• [Available data]:
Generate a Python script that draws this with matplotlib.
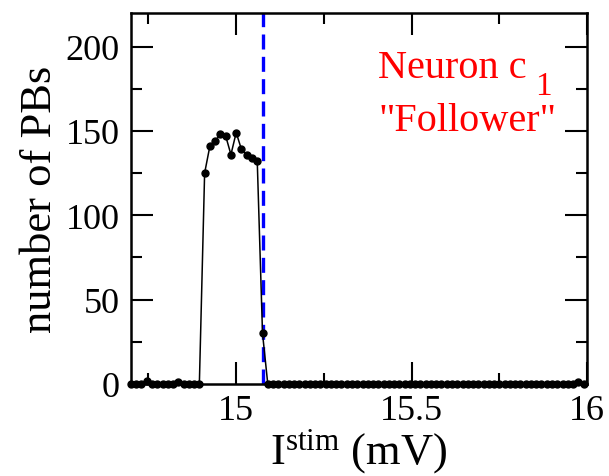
import numpy as np
import matplotlib
matplotlib.use("Agg")
import matplotlib.pyplot as plt
from matplotlib.ticker import MultipleLocator
from matplotlib.transforms import IdentityTransform

plt.rcParams['font.family'] = ['Liberation Serif', 'DejaVu Serif']
plt.rcParams['mathtext.fontset'] = 'custom'
plt.rcParams['mathtext.rm'] = 'Liberation Serif'
plt.rcParams['mathtext.it'] = 'Liberation Serif:italic'

# stimulation current grid (mV), step 0.015 from 14.7
i_stim = np.round(14.7 + 0.015 * np.arange(87), 3)

# number of population bursts at each stimulation value
n_pbs = [
    0, 0, 0, 1.5, 0, 0, 0, 0, 0, 1, 0, 0, 0, 0,
    125, 141, 144, 148, 147, 136, 149, 139, 136, 134, 132, 30,
    0, 0, 0, 0, 0, 0, 0, 0, 0, 0, 0, 0, 0, 0, 0, 0, 0, 0, 0, 0,
    0, 0, 0, 0, 0, 0, 0, 0, 0, 0, 0, 0, 0, 0, 0, 0, 0, 0, 0, 0,
    0, 0, 0, 0, 0, 0, 0, 0, 0, 0, 0, 0, 0, 0, 0, 0, 0, 0, 0, 1, 0,
]

threshold = 15.075

fig = plt.figure(figsize=(6.09, 4.77), dpi=100)
ax = fig.add_axes([0.215, 0.193, 0.749, 0.778])

ax.axvline(threshold, color='#0000ff', lw=2.4, dashes=(4.5, 2.2), zorder=1)
ax.plot(i_stim, n_pbs, color='black', lw=1.1, marker='o', ms=5,
        clip_on=False, zorder=3)

ax.set_xlim(14.7, 16.0)
ax.set_ylim(0, 220)
ax.xaxis.set_minor_locator(MultipleLocator(0.25))
ax.yaxis.set_major_locator(MultipleLocator(50))
ax.yaxis.set_minor_locator(MultipleLocator(25))
ax.set_xticks([15, 15.5, 16])
ax.set_xticklabels(['15', '15.5', '16'])

ax.tick_params(which='both', direction='in', top=True, right=True,
               width=1.5, labelsize=26)
ax.tick_params(axis='y', which='major', pad=8)
ax.tick_params(axis='x', which='major', pad=7)
ax.tick_params(which='major', length=16)
ax.tick_params(which='minor', length=8)
for s in ax.spines.values():
    s.set_linewidth(1.8)

ax.set_xlabel(r'I$^{\mathrm{stim}}$ (mV)', fontsize=32, labelpad=0)
ax.set_ylabel('number of PBs', fontsize=32, labelpad=4)

# annotation: neuron name with subscript, and its role
red = '#ff0000'
name = ax.text(0.542, 0.827, 'Neuron c', transform=ax.transAxes,
               color=red, fontsize=29, ha='left', va='baseline')
ax.text(0.737, 0.685, '"Follower"', transform=ax.transAxes,
        color=red, fontsize=29, ha='center', va='baseline')

fig.canvas.draw()
bb = name.get_window_extent()
base_y = ax.transAxes.transform((0, 0.827))[1]
ax.text(bb.x1 + 8, base_y - 17, '1', transform=IdentityTransform(),
        color=red, fontsize=24, ha='left', va='baseline')

fig.savefig('out.png', dpi=100)
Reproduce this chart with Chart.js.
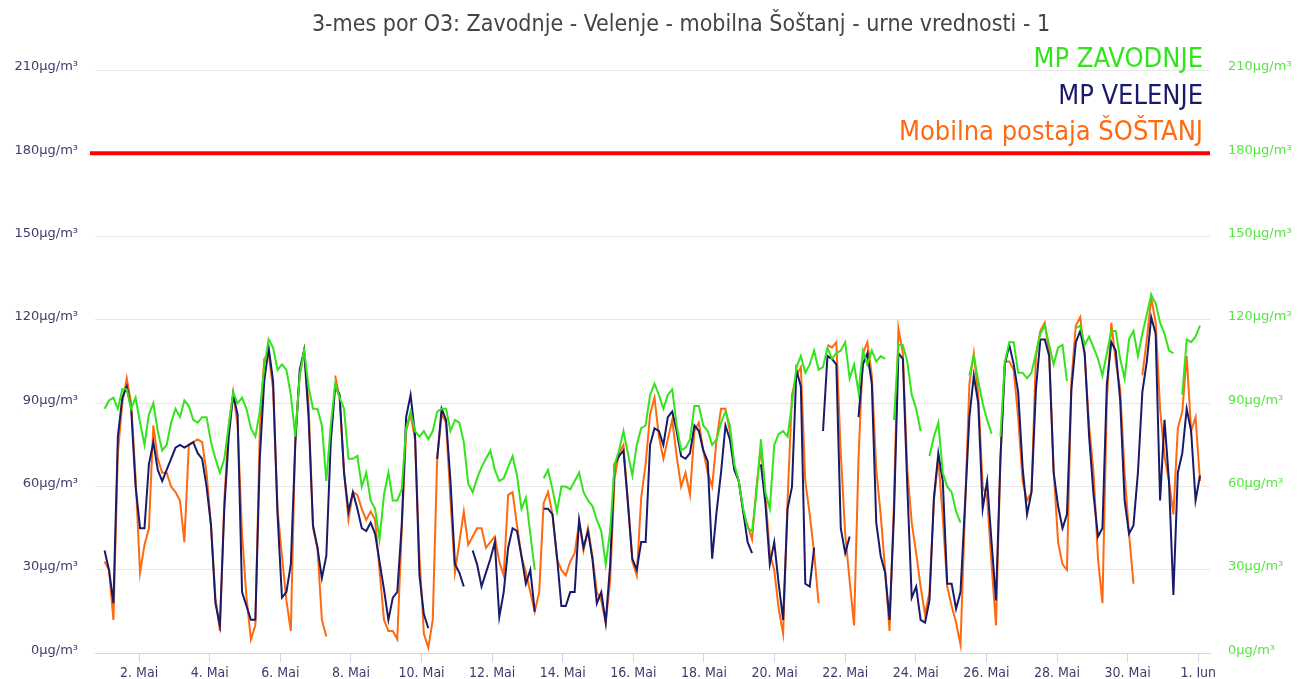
<!DOCTYPE html>
<html>
<head>
<meta charset="utf-8">
<title>3-mes por O3: Zavodnje - Velenje - mobilna Šoštanj</title>
<script src="https://cdn.jsdelivr.net/npm/chart.js@4.4.1/dist/chart.umd.min.js"></script>
<style>
  html, body { margin: 0; padding: 0; background: #fff; }
  #wrap { width: 1298px; height: 679px; position: relative; }
</style>
</head>
<body>
<div id="wrap"><canvas id="o3Chart"></canvas></div>
<script>
// O3 readings, sampled from the hourly curves roughly every 3 h (one row = one day, 1.-31. May)
// sample i sits at sampleStart + i * sampleStep hours after 1 May 00:00
const sampleStart = 0.5;
const sampleStep = 3.015;

const zavodnje = [
  88, 91, 92, 88, 95, 95, 88, 92,
  83, 75, 86, 90, 80, 73, 75, 83,
  88, 85, 91, 89, 84, 83, 85, 85,
  76, 70, 65, 70, 82, 94, 90, 92,
  88, 81, 78, 87, 103, 113, 110, 102,
  104, 102, 93, 78, 100, 109, 96, 88,
  88, 82, 62, 82, 97, 92, 88, 70,
  70, 71, 60, 65, 55, 52, 41, 57,
  65, 55, 55, 59, 81, 87, 80, 78,
  80, 77, 80, 87, 88, 88, 80, 84,
  83, 76, 61, 58, 63, 67, 70, 73,
  66, 62, 63, 67, 71, 64, 52, 56,
  43, 30, null, 63, 66, 59, 51, 60,
  60, 59, 62, 65, 58, 55, 53, 48,
  44, 32, 44, 68, 73, 80, 72, 64,
  75, 81, 82, 93, 97, 93, 88, 93,
  95, 82, 73, 74, 77, 89, 89, 82,
  80, 75, 77, 83, 87, 82, 68, 62,
  52, 45, 44, 58, 77, 58, 52, 75,
  79, 80, 78, 90, 103, 107, 101, 104,
  109, 102, 103, 110, 106, 108, 109, 112,
  99, 104, 94, 109, 104, 109, 105, 107,
  106, null, 84, 111, 111, 105, 93, 88,
  80, null, 71, 78, 83, 65, 60, 58,
  51, 47, null, 100, 107, 98, 90, 84,
  79, null, 78, 105, 112, 112, 101, 101,
  99, 101, 108, 115, 118, 111, 104, 110,
  111, 98, null, 117, 118, 111, 114, 110,
  106, 100, 108, 116, 116, 106, 99, 113,
  116, 107, 115, 122, 129, 126, 119, 115,
  109, 108, null, 93, 113, 112, 114, 118
];

const velenje = [
  37, 30, 18, 78, 92, 96, 88, 60,
  45, 45, 68, 76, 66, 62, 66, 70,
  74, 75, 74, 75, 76, 72, 70, 60,
  46, 18, 10, 52, 78, 93, 86, 22,
  17, 12, 12, 70, 98, 110, 98, 50,
  20, 22, 32, 75, 102, 109, 85, 46,
  38, 27, 35, 76, 96, 93, 65, 51,
  58, 52, 45, 44, 47, 43, 33, 23,
  12, 20, 22, 46, 85, 93, 79, 28,
  14, 9, null, 70, 88, 84, 62, 32,
  29, 24, null, 37, 32, 24, 29, 34,
  40, 13, 22, 38, 45, 44, 35, 25,
  30, 15, null, 52, 52, 50, 35, 17,
  17, 22, 22, 48, 38, 44, 34, 18,
  22, 11, 32, 68, 71, 73, 54, 34,
  30, 40, 40, 75, 81, 80, 75, 85,
  87, 80, 71, 70, 72, 82, 80, 73,
  69, 34, 51, 65, 82, 77, 66, 62,
  51, 40, 36, null, 68, 54, 32, 40,
  25, 12, 52, 60, 102, 96, 25, 24,
  38, null, 80, 107, 106, 104, 45, 36,
  42, null, 85, 104, 108, 97, 47, 35,
  29, 12, 50, 108, 106, 60, 20, 24,
  12, 11, 19, 56, 72, 62, 25, 25,
  16, 22, 53, 85, 100, 90, 52, 62,
  40, 19, 70, 104, 111, 104, 94, 67,
  50, 58, 95, 113, 113, 107, 65, 53,
  45, 50, 95, 112, 116, 108, 78, 57,
  42, 45, 97, 112, 109, 91, 55, 43,
  46, 65, 94, 105, 121, 115, 55, 84,
  62, 21, 65, 72, 88, 80, 55, 64
];

const sostanj = [
  33, 30, 12, 72, 90, 99, 90, 63,
  29, 39, 45, 82, 70, 65, 65, 60,
  58, 55, 40, 75, 76, 77, 76, 65,
  46, 20, 8, 55, 82, 94, 82, 43,
  20, 5, 10, 80, 106, 108, 95, 52,
  35, 19, 8, 78, 100, 109, 90, 45,
  38, 12, 6, null, 100, 92, 65, 48,
  58, 57, 52, 48, 51, 48, 30, 12,
  8, 8, 5, 44, 80, 86, 77, 35,
  7, 2, 12, 70, 86, 83, 55, 29,
  40, 51, 39, 42, 45, 45, 38, 40,
  42, 33, 28, 57, 58, 46, 35, 29,
  22, 15, 22, 54, 58, 50, 34, 30,
  28, 33, 36, 47, 37, 45, 35, 22,
  19, 11, 26, 63, 72, 75, 55, 33,
  28, 56, 68, 86, 92, 78, 70, 77,
  84, 71, 60, 65, 57, 80, 83, 73,
  65, 60, 77, 88, 88, 80, 67, 62,
  51, 46, 41, 60, 74, 57, 36, 30,
  16, 7, 55, 93, 100, 103, 62, 50,
  36, 18, null, 111, 110, 112, 72, 43,
  26, 10, 70, 108, 112, 100, 66, 50,
  30, 8, 55, 117, 108, 66, 47, 36,
  24, 14, 22, 55, 70, 49, 24, 17,
  11, 3, 51, 97, 108, 93, 60, 56,
  32, 10, 70, 105, 105, 102, 85, 62,
  55, 58, 107, 116, 119, 108, 66, 40,
  32, 30, 98, 118, 121, 107, 82, 65,
  34, 18, 91, 119, 105, 95, 65, 43,
  25, null, 100, 113, 128, 119, 88, 71,
  62, 50, 81, 87, 107, 80, 85, 62
];

const seriesNames = ['MP ZAVODNJE', 'MP VELENJE', 'Mobilna postaja ŠOŠTANJ'];
const seriesColors = ['#33e31c', '#1a1a6b', '#ff6a10'];

// x axis: tick every second day (days counted from 1 May 00:00)
const dayTicks = [1, 3, 5, 7, 9, 11, 13, 15, 17, 19, 21, 23, 25, 27, 29, 31];
const dayTickLabels = ['2. Mai', '4. Mai', '6. Mai', '8. Mai', '10. Mai', '12. Mai', '14. Mai', '16. Mai',
  '18. Mai', '20. Mai', '22. Mai', '24. Mai', '26. Mai', '28. Mai', '30. Mai', '1. Jun'];

const yTicks = [0, 30, 60, 90, 120, 150, 180, 210];
const yTickLabels = ['0µg/m³', '30µg/m³', '60µg/m³', '90µg/m³', '120µg/m³', '150µg/m³', '180µg/m³', '210µg/m³'];

const limitValue = 180;
const chartTitle = '3-mes por O3: Zavodnje - Velenje - mobilna Šoštanj - urne vrednosti - 1';

const narrowFont = "'Liberation Sans Narrow', 'Arial Narrow', 'DejaVu Sans Condensed', 'Liberation Sans', sans-serif";

function toPoints(values) {
  return values.map((v, i) => ({ x: sampleStart + i * sampleStep, y: v }));
}

// red limit line across the plot
const limitLine = {
  id: 'limitLine',
  beforeDatasetsDraw(chart) {
    const { ctx, chartArea, scales } = chart;
    const y = scales.y.getPixelForValue(limitValue);
    ctx.save();
    ctx.strokeStyle = '#ff0000';
    ctx.lineWidth = 4;
    ctx.beginPath();
    ctx.moveTo(chartArea.left - 5, y);
    ctx.lineTo(chartArea.right, y);
    ctx.stroke();
    ctx.restore();
  }
};

// title + coloured station names in the top right
const headerText = {
  id: 'headerText',
  afterDraw(chart) {
    const { ctx, chartArea } = chart;
    ctx.save();
    ctx.fillStyle = '#444444';
    ctx.font = '23px ' + narrowFont;
    ctx.textAlign = 'center';
    ctx.textBaseline = 'alphabetic';
    ctx.fillText(chartTitle, 681, 31);

    ctx.font = '27px ' + narrowFont;
    ctx.textAlign = 'right';
    seriesNames.forEach((name, i) => {
      ctx.fillStyle = seriesColors[i];
      ctx.fillText(name, chartArea.right - 7, 67 + i * 36.5);
    });
    ctx.restore();
  }
};

const axisColor = '#3d3d6d';

new Chart(document.getElementById('o3Chart'), {
  type: 'line',
  data: {
    datasets: [
      { label: seriesNames[0], data: toPoints(zavodnje), borderColor: seriesColors[0] },
      { label: seriesNames[1], data: toPoints(velenje), borderColor: seriesColors[1] },
      { label: seriesNames[2], data: toPoints(sostanj), borderColor: seriesColors[2] }
    ]
  },
  options: {
    responsive: true,
    maintainAspectRatio: false,
    animation: false,
    layout: { padding: { top: 70, left: 0, right: 0, bottom: 0 } },
    elements: {
      line: { borderWidth: 2, tension: 0, fill: false },
      point: { radius: 0, hoverRadius: 0 }
    },
    spanGaps: false,
    plugins: {
      legend: { display: false },
      title: { display: false },
      tooltip: { enabled: false }
    },
    scales: {
      x: {
        type: 'linear',
        min: -6,
        max: 752,
        afterBuildTicks(scale) {
          scale.ticks = dayTicks.map(d => ({ value: d * 24 }));
        },
        afterFit(scale) { scale.height = 24; },
        grid: { drawOnChartArea: false, drawTicks: true, tickLength: 9, tickColor: '#ccd6eb' },
        border: { display: true, color: '#ccd6eb', width: 1 },
        ticks: {
          autoSkip: false,
          maxRotation: 0,
          padding: 3,
          color: axisColor,
          font: { family: narrowFont, size: 14 },
          callback: (value, index) => dayTickLabels[index]
        }
      },
      y: {
        position: 'left',
        min: 0,
        max: 210,
        afterBuildTicks(scale) {
          scale.ticks = yTicks.map(v => ({ value: v }));
        },
        afterFit(scale) { scale.width = 95; },
        grid: { color: '#e6e6e6', drawTicks: false },
        border: { display: false },
        ticks: {
          padding: 17,
          labelOffset: -3,
          color: axisColor,
          font: { family: 'DejaVu Sans', size: 13 },
          callback: (value, index) => yTickLabels[index]
        }
      },
      y2: {
        position: 'right',
        min: 0,
        max: 210,
        afterBuildTicks(scale) {
          scale.ticks = yTicks.map(v => ({ value: v }));
        },
        afterFit(scale) { scale.width = 88; },
        grid: { display: false, drawTicks: false },
        border: { display: false },
        ticks: {
          padding: 18,
          labelOffset: -3,
          color: '#55e640',
          font: { family: 'DejaVu Sans', size: 13 },
          callback: (value, index) => yTickLabels[index]
        }
      }
    }
  },
  plugins: [limitLine, headerText]
});
</script>
</body>
</html>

• [What to do]:
Please quote the lines of the material, beginning with the first and ending with the one that contains "ax.set_xticklabels(['15', '15.5', '16'])", exactly as written and without any pictures.

• [Task result]:
Generate a Python script that draws this with matplotlib.
import numpy as np
import matplotlib
matplotlib.use("Agg")
import matplotlib.pyplot as plt
from matplotlib.ticker import MultipleLocator
from matplotlib.transforms import IdentityTransform

plt.rcParams['font.family'] = ['Liberation Serif', 'DejaVu Serif']
plt.rcParams['mathtext.fontset'] = 'custom'
plt.rcParams['mathtext.rm'] = 'Liberation Serif'
plt.rcParams['mathtext.it'] = 'Liberation Serif:italic'

# stimulation current grid (mV), step 0.015 from 14.7
i_stim = np.round(14.7 + 0.015 * np.arange(87), 3)

# number of population bursts at each stimulation value
n_pbs = [
    0, 0, 0, 1.5, 0, 0, 0, 0, 0, 1, 0, 0, 0, 0,
    125, 141, 144, 148, 147, 136, 149, 139, 136, 134, 132, 30,
    0, 0, 0, 0, 0, 0, 0, 0, 0, 0, 0, 0, 0, 0, 0, 0, 0, 0, 0, 0,
    0, 0, 0, 0, 0, 0, 0, 0, 0, 0, 0, 0, 0, 0, 0, 0, 0, 0, 0, 0,
    0, 0, 0, 0, 0, 0, 0, 0, 0, 0, 0, 0, 0, 0, 0, 0, 0, 0, 0, 1, 0,
]

threshold = 15.075

fig = plt.figure(figsize=(6.09, 4.77), dpi=100)
ax = fig.add_axes([0.215, 0.193, 0.749, 0.778])

ax.axvline(threshold, color='#0000ff', lw=2.4, dashes=(4.5, 2.2), zorder=1)
ax.plot(i_stim, n_pbs, color='black', lw=1.1, marker='o', ms=5,
        clip_on=False, zorder=3)

ax.set_xlim(14.7, 16.0)
ax.set_ylim(0, 220)
ax.xaxis.set_minor_locator(MultipleLocator(0.25))
ax.yaxis.set_major_locator(MultipleLocator(50))
ax.yaxis.set_minor_locator(MultipleLocator(25))
ax.set_xticks([15, 15.5, 16])
ax.set_xticklabels(['15', '15.5', '16'])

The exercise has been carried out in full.